Thursday, December 8, 2011

Irrevocability - Not What You Might Think

There are many types of Trusts that exist under the law.  Trusts can be either revocable or irrevocable.  A revocable trust allows the Grantor of a trust to transfer property into the trust with the unrestricted ability to undo such transfer by transferring the property from trust and even terminating such trust.  In other words, the Grantor is not required to permanently part with ownership and control of property transferred into the trust.  In fact, the trust terms can be amended by the Grantor as he or she deems necessary from time to time. 
With regards to an irrevocable trust, once the Grantor has transferred property into the trust, the Grantor no longer retains the unrestricted right to remove such property or terminate the trust.  The Grantor is unable to amend the terms of the trust.
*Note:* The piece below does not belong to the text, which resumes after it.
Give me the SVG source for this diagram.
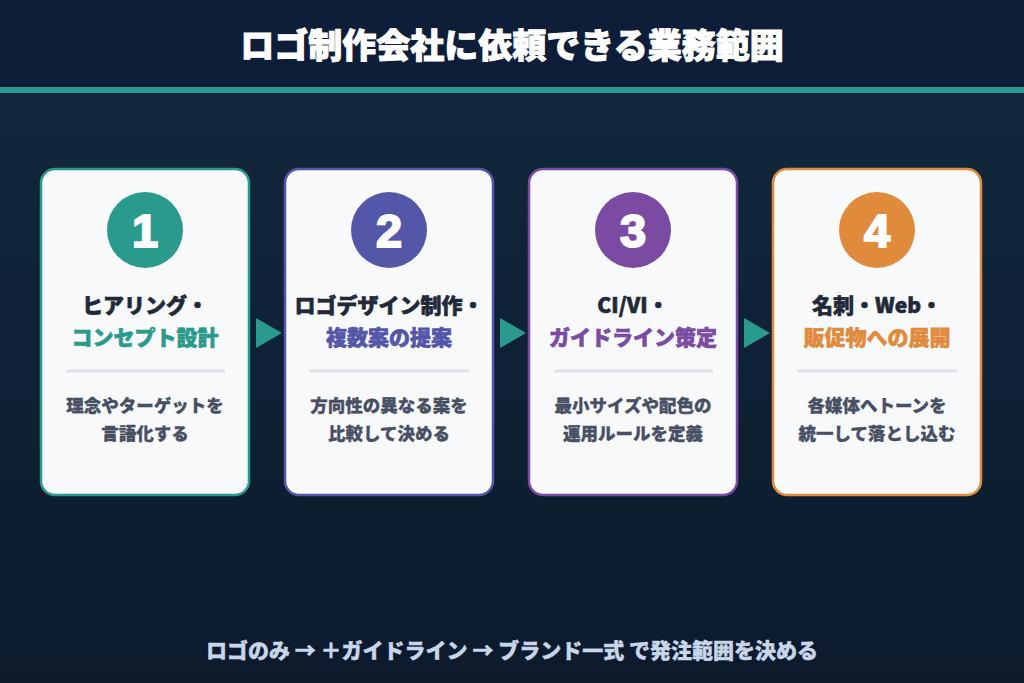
<svg xmlns="http://www.w3.org/2000/svg" width="1024" height="683" viewBox="0 0 1024 683">
<defs>
<linearGradient id="bg" x1="0" y1="0" x2="0" y2="1">
<stop offset="0" stop-color="#132a3e"/>
<stop offset="1" stop-color="#0c1a2c"/>
</linearGradient>
<style>
text{font-family:"Noto Sans CJK JP","Noto Sans",sans-serif;font-weight:900;text-anchor:middle}
.card{fill:#f7f9fb;stroke-width:2.5}
.num{fill:#fff;font-family:"Liberation Sans","Noto Sans",sans-serif;font-weight:700;font-size:47px;stroke:#fff;stroke-width:2}
.t1{fill:#1f2937;stroke:#1f2937;font-size:21px;stroke-width:0.6}
.t2{font-size:21px;stroke-width:0.6}
.div{stroke:#dde1e8;stroke-width:3}
.desc{fill:#475063;font-size:17.5px;stroke:#475063;stroke-width:0.3}
.arr{fill:#2a9a8c}
</style>
</defs>
<rect width="1024" height="683" fill="url(#bg)"/>
<rect width="1024" height="88" fill="#0e1d38"/>
<rect y="87" width="1024" height="6" fill="#2a9a8f"/>
<text x="512" y="58" fill="#ffffff" stroke="#ffffff" stroke-width="1" style="font-size:34px">ロゴ制作会社に依頼できる業務範囲</text>

<g id="node1">
<rect class="card" x="41" y="169" width="208" height="326" rx="14" stroke="#2a9a8c"/>
<circle cx="145" cy="230" r="38" fill="#2a9a8c"/>
<text class="num" x="145" y="247">1</text>
<text class="t1" x="145" y="313">ヒアリング・</text>
<text class="t2" x="145" y="345" fill="#2a9a8c" stroke="#2a9a8c">コンセプト設計</text>
<line class="div" x1="66" y1="371" x2="225" y2="371"/>
<text class="desc" x="145" y="412">理念やターゲットを</text>
<text class="desc" x="145" y="440">言語化する</text>
</g>
<g id="node2">
<rect class="card" x="285" y="169" width="208" height="326" rx="14" stroke="#5457a8"/>
<circle cx="389" cy="230" r="38" fill="#5457a8"/>
<text class="num" x="389" y="247">2</text>
<text class="t1" x="389" y="313">ロゴデザイン制作・</text>
<text class="t2" x="389" y="345" fill="#5457a8" stroke="#5457a8">複数案の提案</text>
<line class="div" x1="310" y1="371" x2="469" y2="371"/>
<text class="desc" x="389" y="412">方向性の異なる案を</text>
<text class="desc" x="389" y="440">比較して決める</text>
</g>
<g id="node3">
<rect class="card" x="529" y="169" width="208" height="326" rx="14" stroke="#7b4ba3"/>
<circle cx="633" cy="230" r="38" fill="#7b4ba3"/>
<text class="num" x="633" y="247">3</text>
<text class="t1" x="633" y="313">CI/VI・</text>
<text class="t2" x="633" y="345" fill="#7b4ba3" stroke="#7b4ba3">ガイドライン策定</text>
<line class="div" x1="554" y1="371" x2="713" y2="371"/>
<text class="desc" x="633" y="412">最小サイズや配色の</text>
<text class="desc" x="633" y="440">運用ルールを定義</text>
</g>
<g id="node4">
<rect class="card" x="773" y="169" width="208" height="326" rx="14" stroke="#e08a3c"/>
<circle cx="877" cy="230" r="38" fill="#e08a3c"/>
<text class="num" x="877" y="247">4</text>
<text class="t1" x="877" y="313">名刺・Web・</text>
<text class="t2" x="877" y="345" fill="#e08a3c" stroke="#e08a3c">販促物への展開</text>
<line class="div" x1="798" y1="371" x2="957" y2="371"/>
<text class="desc" x="877" y="412">各媒体へトーンを</text>
<text class="desc" x="877" y="440">統一して落とし込む</text>
</g>
<g id="connectors">
<polygon class="arr" points="256,318 282,333 256,348"/>
<polygon class="arr" points="500,318 526,333 500,348"/>
<polygon class="arr" points="744,318 770,333 744,348"/>
</g>
<text x="512" y="658" fill="#c8d6ea" stroke="#c8d6ea" stroke-width="0.4" style="font-size:21px">ロゴのみ → ＋ガイドライン → ブランド一式 で発注範囲を決める</text>
</svg>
A very powerful asset protection planning technique involves the use of the Nevada On- Shore Trust (sometime referred to as the Nevada Asset ProtectionTrust or the Nevada Self- Settled Spendthrift Trust) The Nevada On-Shore Trust is an irrevocable trust.  For some, the concept of irrevocability causes some hesitations in proceeding with implementing the Nevada On-Shore Trust as part of their asset protection planning.  The most often asked question by a person being introduced to the Nevada On-Shore Trust is whether or not the terms of the agreement can be amended from time to time.  The answer to such question is “yes.”  Although irrevocable and otherwise not amendable by the Grantor, the trust agreement usually allows for amendments or restatements to the trust agreement, including its dispositive and administrative provisions.  However the Grantor is unable to make such changes directly, and most often calls for a Trust Protector to effectuate an amendment to the Trust.
A Trust Protector can be any person or institution.  However, this person or institution cannot be anyone who has ever made a transfer to the trust.  Thus, the Grantor cannot be his or her own Trust Protector.  The Trust Protector’s powers are usually outlined with the trust agreement itself and, by way of example, often include such powers:
·         The ability to remove and appoint a Trustee;
·         The ability to change the location or governing law of the trust;
·         The ability to remove from the trust agreement any provisions which are no longer operative in the ongoing administration of such trust due to changed circumstances;
·         The ability to amend or restate the trust agreement to cope with changes in tax laws to achieve a more favorable tax status; and
·         The ability to terminate the trust.
Although a trust may be irrevocable, the Trust Protector’s role affords the Grantor the ability to have a trust agreement that can change and evolve to meet the changes both to the law and changes in the Grantor’s life.